Playing Half Life like that is the best way to play that game. It is absolutely, genuinely cool, even on that 'old' game. If that game had come out now, it would seem tailored for the Oculus.

And TF2? It's frantic, occasionally barely legible because it is all happening so fast and so close, but in some ways that makes it more fascinating to me. You could never play this way in any serious manner, but casually it feels amazing. The speed and the ability peer around you while aiming the other way gives the game an engaging twist for someone who has already spent a lot of time in TF2.

(Although sniping is now virtually impossible because you move around the black space of the scope, which is a bit disappointing. That's something that will definitely need to be thought upon if this should ever be a real thing, since it applies to other scopes as well).
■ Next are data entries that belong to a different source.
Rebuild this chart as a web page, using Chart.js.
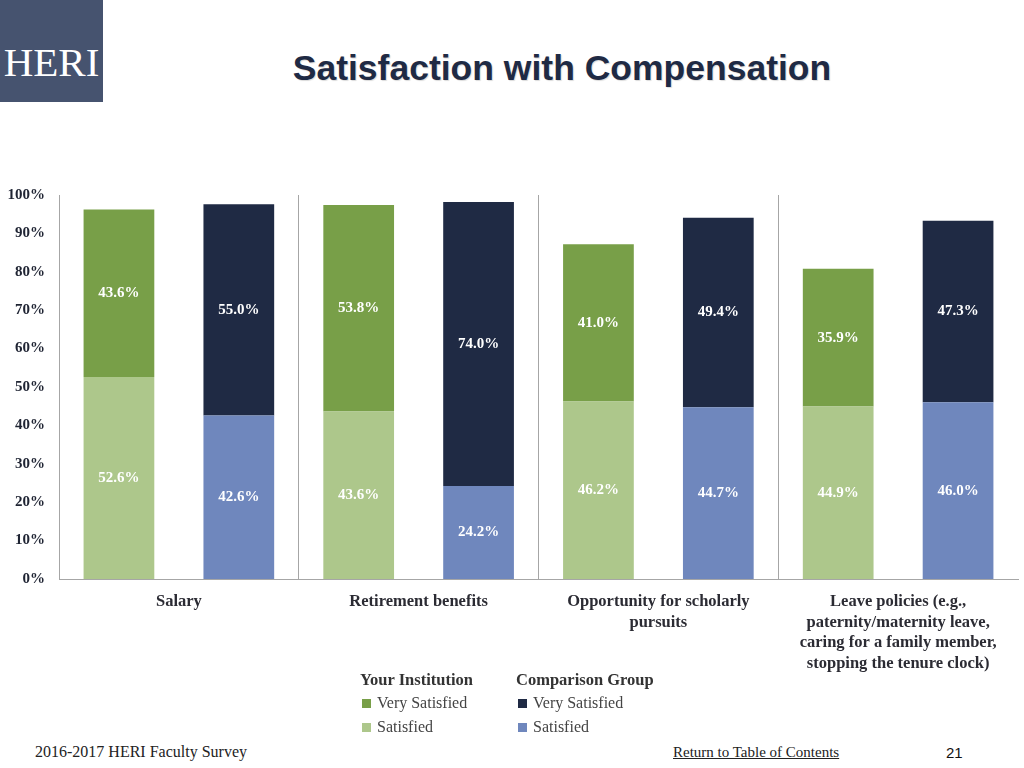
<!DOCTYPE html>
<html>
<head>
<meta charset="utf-8">
<title>Satisfaction with Compensation</title>
<script src="https://cdn.jsdelivr.net/npm/chart.js@4.4.1/dist/chart.umd.min.js"></script>
<style>
  body { margin: 0; width: 1024px; height: 768px; background: #fff; position: relative; overflow: hidden; font-family: "Liberation Serif", serif; }
  #logo { position: absolute; left: 0; top: 0; width: 103px; height: 102px; background: #46536f; }
  #logo span { position: absolute; left: 0; width: 103px; top: 38px; text-align: center; color: #fff; font-family: "Liberation Serif", serif; font-size: 41px; line-height: 48px; }
  #title { position: absolute; left: 0; width: 1124px; top: 46px; text-align: center; font-family: "Liberation Sans", Arial, sans-serif; font-weight: bold; font-size: 35.5px; line-height: 44px; color: #1f2a44; text-shadow: 1px 1px 1px rgba(0,0,0,0.15); }
  #chartBox { position: absolute; left: 0; top: 172px; width: 1024px; height: 508px; }
  #legend { position: absolute; left: 360px; top: 669px; display: flex; }
  .col { width: 156px; }
  .col h4 { margin: 0; font-size: 16.5px; font-weight: bold; color: #333; height: 22px; line-height: 22px; }
  .item { font-size: 16px; color: #444; height: 24px; display: flex; align-items: center; }
  .sw { width: 9px; height: 9px; margin: 0 6px 0 2px; display: inline-block; }
  #footL { position: absolute; left: 35px; top: 743px; font-size: 16px; color: #222; }
  #footM { position: absolute; left: 673px; top: 744px; font-size: 15px; color: #222; text-decoration: underline; }
  #footR { position: absolute; left: 946px; top: 744px; font-size: 15px; color: #111; font-family: "Liberation Sans", Arial, sans-serif; }
</style>
</head>
<body>
<div id="logo"><span>HERI</span></div>
<div id="title">Satisfaction with Compensation</div>
<div id="chartBox"><canvas id="chart"></canvas></div>
<div id="legend"></div>
<div id="footL">2016-2017 HERI Faculty Survey</div>
<div id="footM">Return to Table of Contents</div>
<div id="footR">21</div>
<script>
// categories (x axis)
const categories = [
  "Salary",
  "Retirement benefits",
  ["Opportunity for scholarly", "pursuits"],
  ["Leave policies (e.g.,", "paternity/maternity leave,", "caring for a family member,", "stopping the tenure clock)"]
];

// percentages
const instSatisfied = [52.6, 43.6, 46.2, 44.9];
const instVerySatisfied = [43.6, 53.8, 41.0, 35.9];
const compSatisfied = [42.6, 24.2, 44.7, 46.0];
const compVerySatisfied = [55.0, 74.0, 49.4, 47.3];

const yTicks = [0, 10, 20, 30, 40, 50, 60, 70, 80, 90, 100];

const groups = [
  { name: "Your Institution", stack: "inst" },
  { name: "Comparison Group", stack: "comp" }
];

const serif = '"Liberation Serif", "Times New Roman", serif';

// draws the % value in the middle of every bar segment
const valueLabels = {
  id: "valueLabels",
  afterDatasetsDraw(chart) {
    const ctx = chart.ctx;
    ctx.save();
    ctx.font = "bold 15px " + serif;
    ctx.fillStyle = "#ffffff";
    ctx.textAlign = "center";
    ctx.textBaseline = "middle";
    chart.data.datasets.forEach((ds, i) => {
      const meta = chart.getDatasetMeta(i);
      meta.data.forEach((bar, j) => {
        const p = bar.getProps(["x", "y", "base"], true);
        ctx.fillText(ds.data[j].toFixed(1) + "%", p.x, (p.y + p.base) / 2);
      });
    });
    ctx.restore();
  }
};

const chart = new Chart(document.getElementById("chart"), {
  type: "bar",
  data: {
    labels: categories,
    datasets: [
      { label: "Satisfied", group: 0, stack: "inst", data: instSatisfied, backgroundColor: "#adc78b" },
      { label: "Very Satisfied", group: 0, stack: "inst", data: instVerySatisfied, backgroundColor: "#789f48" },
      { label: "Satisfied", group: 1, stack: "comp", data: compSatisfied, backgroundColor: "#6f87bd" },
      { label: "Very Satisfied", group: 1, stack: "comp", data: compVerySatisfied, backgroundColor: "#1f2a44" }
    ]
  },
  options: {
    responsive: true,
    maintainAspectRatio: false,
    animation: false,
    categoryPercentage: 1.0,
    barPercentage: 0.59,
    layout: { padding: { top: 6, right: 6, left: 0, bottom: 0 } },
    plugins: {
      legend: { display: false },
      tooltip: { enabled: false }
    },
    scales: {
      x: {
        stacked: true,
        grid: {
          display: true,
          offset: true,
          drawTicks: false,
          color: ctx => ctx.type === "tick" ? "#a6a6a6" : "rgba(0,0,0,0)",
          lineWidth: 1
        },
        border: { display: true, color: "#a6a6a6", width: 1 },
        ticks: {
          color: "#2b2b33",
          padding: 13,
          maxRotation: 0,
          autoSkip: false,
          font: { family: serif, size: 16.5, weight: "bold", lineHeight: 1.24 }
        },
        afterFit(scale) { scale.height = 101; }
      },
      y: {
        stacked: true,
        min: 0,
        max: 100,
        afterBuildTicks(scale) { scale.ticks = yTicks.map(v => ({ value: v })); },
        grid: { display: false, drawTicks: false },
        border: { display: true, color: "#a6a6a6", width: 1 },
        ticks: {
          color: "#1f2433",
          padding: 14,
          callback: v => v + "%",
          font: { family: serif, size: 15, weight: "bold" }
        },
        afterFit(scale) { scale.width = 59; }
      }
    }
  },
  plugins: [valueLabels]
});

// legend in two columns, built from the datasets
const legend = document.getElementById("legend");
groups.forEach((g, gi) => {
  const col = document.createElement("div");
  col.className = "col";
  const h = document.createElement("h4");
  h.textContent = g.name;
  col.appendChild(h);
  chart.data.datasets.filter(ds => ds.group === gi).reverse().forEach(ds => {
    const it = document.createElement("div");
    it.className = "item";
    const sw = document.createElement("span");
    sw.className = "sw";
    sw.style.background = ds.backgroundColor;
    it.appendChild(sw);
    it.appendChild(document.createTextNode(ds.label));
    col.appendChild(it);
  });
  legend.appendChild(col);
});
</script>
</body>
</html>
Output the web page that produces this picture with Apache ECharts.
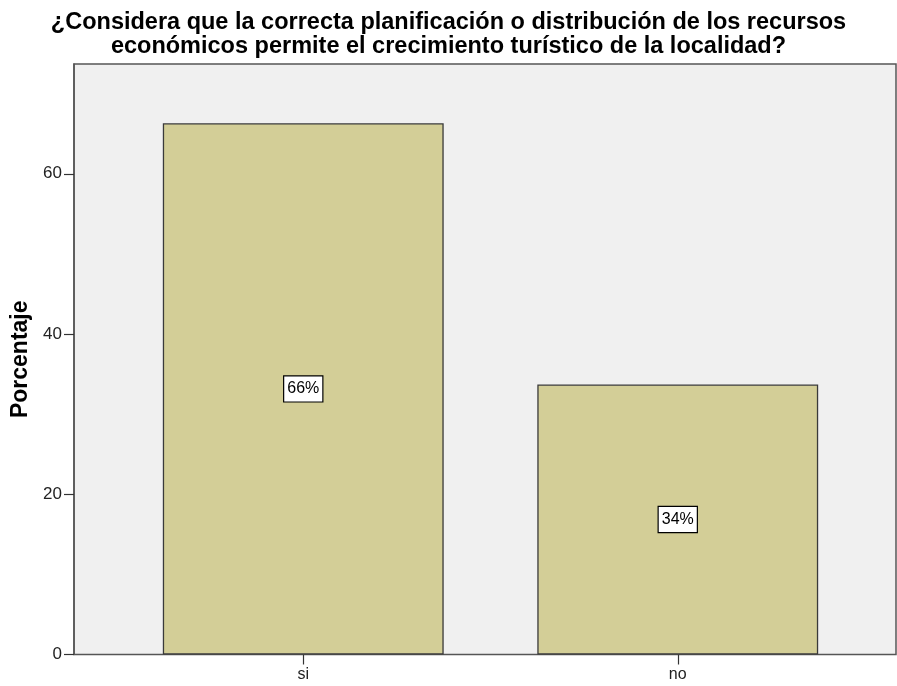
<!DOCTYPE html>
<html>
<head>
<meta charset="utf-8">
<script src="https://cdn.jsdelivr.net/npm/echarts@6/dist/echarts.min.js"></script>
<style>html,body{margin:0;padding:0;background:#fff;}#c{width:897px;height:686px;}</style>
</head>
<body>
<div id="c"></div>
<script>
const titleLines = ['¿Considera que la correcta planificación o distribución de los recursos', 'económicos permite el crecimiento turístico de la localidad?'];
const categories = ['si', 'no'];
const percentValues = [66.3, 33.7];
const barLabels = ['66%', '34%'];
const yTicks = [0, 20, 40, 60];
const yAxisName = 'Porcentaje';

const FONT = 'Liberation Sans, Arial, sans-serif';
const chart = echarts.init(document.getElementById('c'));
const yMax = 73.7;
chart.setOption({
  animation: false,
  textStyle: { fontFamily: FONT },
  title: {
    text: titleLines.join('\n'),
    left: 'center',
    top: 6,
    textStyle: { fontSize: 23.5, fontWeight: 'bold', color: '#000', lineHeight: 24, fontFamily: FONT }
  },
  grid: [
    { left: 74, right: 1, top: 64, bottom: 31.5, show: true, backgroundColor: '#f0f0f0', borderColor: '#555', borderWidth: 1.5 },
    { left: 116, right: 32, top: 64, bottom: 31.5 }
  ],
  xAxis: [
    { gridIndex: 0, type: 'value', show: false, min: 0, max: 1 },
    {
      gridIndex: 1, type: 'category', data: categories,
      axisLine: { show: false },
      axisTick: { show: true, alignWithLabel: true, length: 10, lineStyle: { color: '#333', width: 1.2 } },
      axisLabel: { color: '#222', fontSize: 16, margin: 12, fontFamily: FONT }
    }
  ],
  yAxis: [
    {
      gridIndex: 0, type: 'value', min: 0, max: yMax, interval: 20,
      name: yAxisName, nameLocation: 'middle', nameGap: 40,
      nameTextStyle: { fontSize: 23, fontWeight: 'bold', color: '#000', fontFamily: FONT },
      axisLine: { show: true, lineStyle: { color: '#555', width: 1.5 } },
      axisTick: { show: true, length: 10, lineStyle: { color: '#333', width: 1.2 }, customValues: yTicks },
      axisLabel: { color: '#222', fontSize: 17, margin: 12, customValues: yTicks, fontFamily: FONT },
      splitLine: { show: false }
    },
    { gridIndex: 1, type: 'value', min: 0, max: yMax, show: false, splitLine: { show: false } }
  ],
  series: [{
    type: 'bar',
    xAxisIndex: 1, yAxisIndex: 1,
    data: percentValues,
    barWidth: '75%',
    itemStyle: { color: '#d3ce97', borderColor: '#3a3a3a', borderWidth: 1.3 },
    label: {
      show: true, position: 'inside',
      formatter: p => barLabels[p.dataIndex],
      color: '#000', fontSize: 16, fontFamily: FONT,
      backgroundColor: '#fff', borderColor: '#000', borderWidth: 1.2,
      padding: [5, 3, 4, 3]
    }
  }]
});
</script>
</body>
</html>
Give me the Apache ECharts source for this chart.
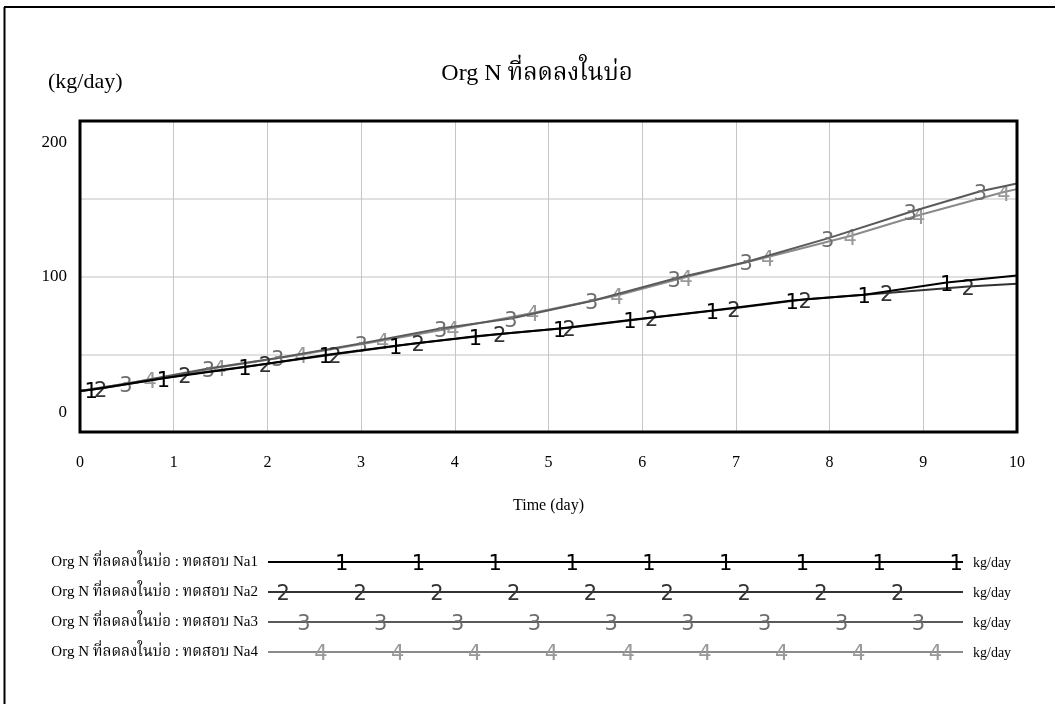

On the topic of Valve, it's fascinating to see what they did too, because their controls are interesting compared to many others. Also, they provide options about how you want to control. Do you want to control the reticule of the gun with the Oculus? Or have complete free movement with the head and the gun only being mouse controlled? This, and a bunch of different granular changes in between was interesting to play around with. For reference, I found the version with free view control within a boundary to be the best one for me.

Euro Truck Simulator 2. Source:

Finally, I also want to mention Euro Truck Simulator 2. Coincidentally, it was on sale on humble just as I got my Oculus, so I couldn't resist at least trying it out for 5 euros.

And it's fantastic in all the predictable ways. Driving a truck works way better when you feel that much closer to driving in a truck. And being able to seeing behind you by literally twisting and looking back out the window makes it feel way better.

That was a lot of positivity, wasn't it? Sure, the Oculus it pretty cool. But I still would say that you should only get this if you either have a lot of extra money to spend AND a knowledge of how to tinker with computers – because you will need to tinker with it to get it to work – or because you are sure you want to develop for it. (And with their newly announced prototype, we might start getting closer to an actual consumer version).

I do want to develop for it, that was why I got it, but it might not be right now, because I've got two big projects going on already along with normal university work, so I don't have a lot of time on my hands… But I might still start messing with it in Unity at some point. I hope.